Irma Pince does not do a lot in the fight against librarian clichés. She’s described as “vulturelike,” with “sunken cheeks,” “skin like parchment,” and a “long, hooked nose.”  She seems to hate students and is suspicious and rude and definitely a shush-er. But while Madam Pince might be one of my least favorite characters in Harry Potter, the Hogwarts library itself is one of my favorites. “When in doubt, go to the library,” are words to live by, and Hogwarts definitely had an impact on me when I was creating the secret, magical Underlibrary in Tilly and the Bookwanderers, where my heroine goes to learn more about her ability to travel inside of books.

Libraries have always been a huge part of my life, so much so that I was a school librarian myself (although hopefully none of my students would compare me to Madam Pince) for nearly five years before I became a writer. I grew up in a small village in Northumberland, with no bookshop, but we did have a public library, and I was fortunate that all three of the schools I went to had small but well cared for libraries, and my high school had a full-time librarian (who recommended me what turned out to be one of my all-time favorite novels, The Time Traveler’s Wife by Audrey Niffenegger). Our public library only had a small children’s section, and the teen books were all mixed in (this was a little before YA was seen as a distinct thing, and the teen offerings were mainly Sweet Valley High and my beloved Scrambled Legs books). Moving on to the adult books was just a natural thing to do once I’d read the children’s section, and whether it was because the librarians had more important things to worry about, or because they encouraged reading without censorship, I was left to my own devices. I read without pattern or plan, jumping from Buffy the Vampire Slayer novelizations to Discworld to Austen to women’s fiction  – where I learned a lot, some of it far too early.

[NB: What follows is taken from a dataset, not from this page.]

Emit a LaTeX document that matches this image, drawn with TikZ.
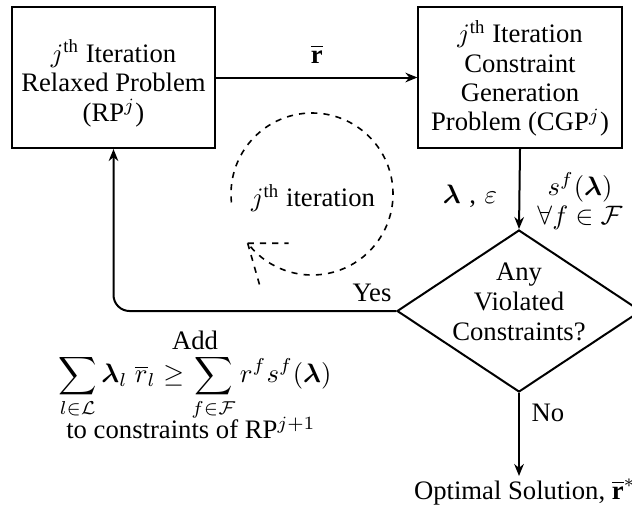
\documentclass[tikz,border=0pt]{standalone}
\usepackage{amsmath}
\usepackage{fontspec}
\setmainfont{Liberation Serif}
\usetikzlibrary{shapes.geometric,arrows.meta}
\begin{document}
\begin{tikzpicture}[x=0.375pt,y=-0.375pt,
  font=\fontsize{10}{11}\selectfont,
  box/.style={draw, line width=0.75pt, minimum width=76.2pt, minimum height=52.9pt, inner sep=0pt},
  flow/.style={line width=0.75pt, -{Stealth[length=4.5pt,width=3.6pt]}},
  cyc/.style={dash pattern=on 2.3pt off 2.3pt, line width=0.6pt},
  lbl/.style={inner sep=1pt},
  txt/.style={inner sep=1pt, align=center}]
\useasboundingbox (0,0) rectangle (632,508);

\node[box] (rp) at (113.5,77.5) {};
\node[txt] (rpt) at (113.5,83.5) {$j^{\text{th}}$ Iteration\\Relaxed Problem\\(RP$^j$)};
\node[box] (cgp) at (520,77.5) {};
\node[txt] (cgpt) at (520,78.5) {$j^{\text{th}}$ Iteration\\Constraint\\Generation\\Problem (CGP$^j$)};
\node[diamond, draw, line width=0.75pt, minimum width=91.5pt, minimum height=60.75pt, inner sep=0pt] (dec) at (519,311) {};
\node[txt, font=\fontsize{10}{11.3}\selectfont] (dect) at (519,302) {Any\\Violated\\Constraints?};
\node[anchor=north, lbl] (opt) at (525,476) {Optimal Solution, $\overline{\mathbf r}^{*}$};

\draw[flow] (rp.east) -- node[above=4pt, lbl] (rbar) {$\overline{\mathbf r}$} (cgp.west);
\draw[flow] (cgp.south) -- (dec.north);
\draw[flow] (dec.south) -- (dec.south |- opt.north);
\draw[flow, rounded corners=6pt] (dec.west) -| (rp.south);

\node[lbl] (le) at (470,196) {$\boldsymbol\lambda$\hspace{3.2pt},\hspace{3.2pt}$\varepsilon$};
\node[txt] (sf) at (580,201) {$s^f(\boldsymbol\lambda)$\\$\forall f\in\mathcal{F}$};
\node[lbl] (yes) at (372,293) {Yes};
\node[lbl] (no) at (548,413) {No};

\coordinate (cc) at (312,194);
\node[lbl] (iter) at (313,198) {$j^{\text{th}}$ iteration};
\draw[cyc] (cc) ++(174:81) arc[start angle=174, end angle=502.6, radius=81] coordinate (tipa);
\draw[cyc] (tipa) -- ++(41,0) (tipa) -- ++(12,42);

\node[lbl] (add) at (195,340) {Add};
\node[lbl, font=\fontsize{9.6}{11}\selectfont] (ineq) at (195,388) {$\displaystyle\sum_{l\in\mathcal{L}}\boldsymbol\lambda_l\;\overline{r}_l \geq \sum_{f\in\mathcal{F}} r^f s^f(\boldsymbol\lambda)$};
\node[lbl] (toc) at (191,428) {to constraints of RP$^{j+1}$};
\end{tikzpicture}
\end{document}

Nowadays, I choose what I read a lot more consciously, which is largely a good thing; I’m much more aware of publishing and authors and what I like, so I rarely read things I don’t enjoy. But there’s a bit of me that misses choosing books so serendipitously and discovering authors I’ve never heard of. And that’s one of the reasons libraries – and brick-and-mortar bookshops – are so magical. Part of what inspired Pages & Co, the bookshop where Tilly lives with her grandparents, is the idea of infinite unknown portals to other lands waiting for you, lined up on the shelves, and the idea that you might stumble into an adventure you didn’t even know was waiting for you.